ROANOKE TIMES

                         Roanoke Times
                 Copyright (c) 1995, Landmark Communications, Inc.

DATE: WEDNESDAY, October 26, 1994                   TAG: 9410260045
SECTION: BUSINESS                    PAGE: B-8   EDITION: METRO 
SOURCE: Knight-Ridder/Tribune
DATELINE: PHILADELPHIA                                LENGTH: Short


CABLE KINGS TEAM UP WITH SPRINT

Think one-stop shopping.

That's what Tuesday's deal between Sprint Corp., a long-distance carrier, and three giant cable television companies is about - the ability to lure consumers by packaging every communications and entertainment service under the sun.

``In the not-too-distance future,'' Comcast Corp. President Brian L. Roberts said, ``a Comcast cable person can knock at your door and say, `We can offer you Sprint [local] telephone, Sprint wireless, Comcast video, Sprint long-distance - all the pieces of this telecommunications puzzle.''

It's a vision local phone companies such as Bell Atlantic have been selling for some time. And now it's one the cable industry is pursuing full throttle with the unveiling of a deal that will propel it into the wired and wireless phone business, using Sprint's well-known name to compete against the seven Baby Bells.

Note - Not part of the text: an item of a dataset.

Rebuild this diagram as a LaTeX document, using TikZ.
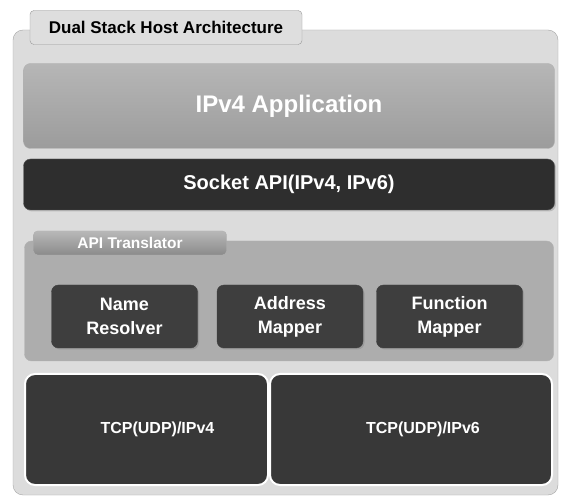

``We are, in effect, starting a national local telephone company,'' said John C. Malone, president of Tele-Communications Inc.

The deal links Sprint, the third-largest U.S. long-distance phone company, with TCI, Comcast and Cox Cable Communications, which have a combined reach of 17 million homes and whose wires pass some 30 million homes, or one-third of U.S. households.

The venture - owned 40 percent by Sprint, 30 percent by TCI and 15 percent by each of the other two partners - gives the cable companies an experienced partner to help enter the local phone business, which brings in $90 billion a year.

The partners gave no financial details of the multibillion-dollar deal.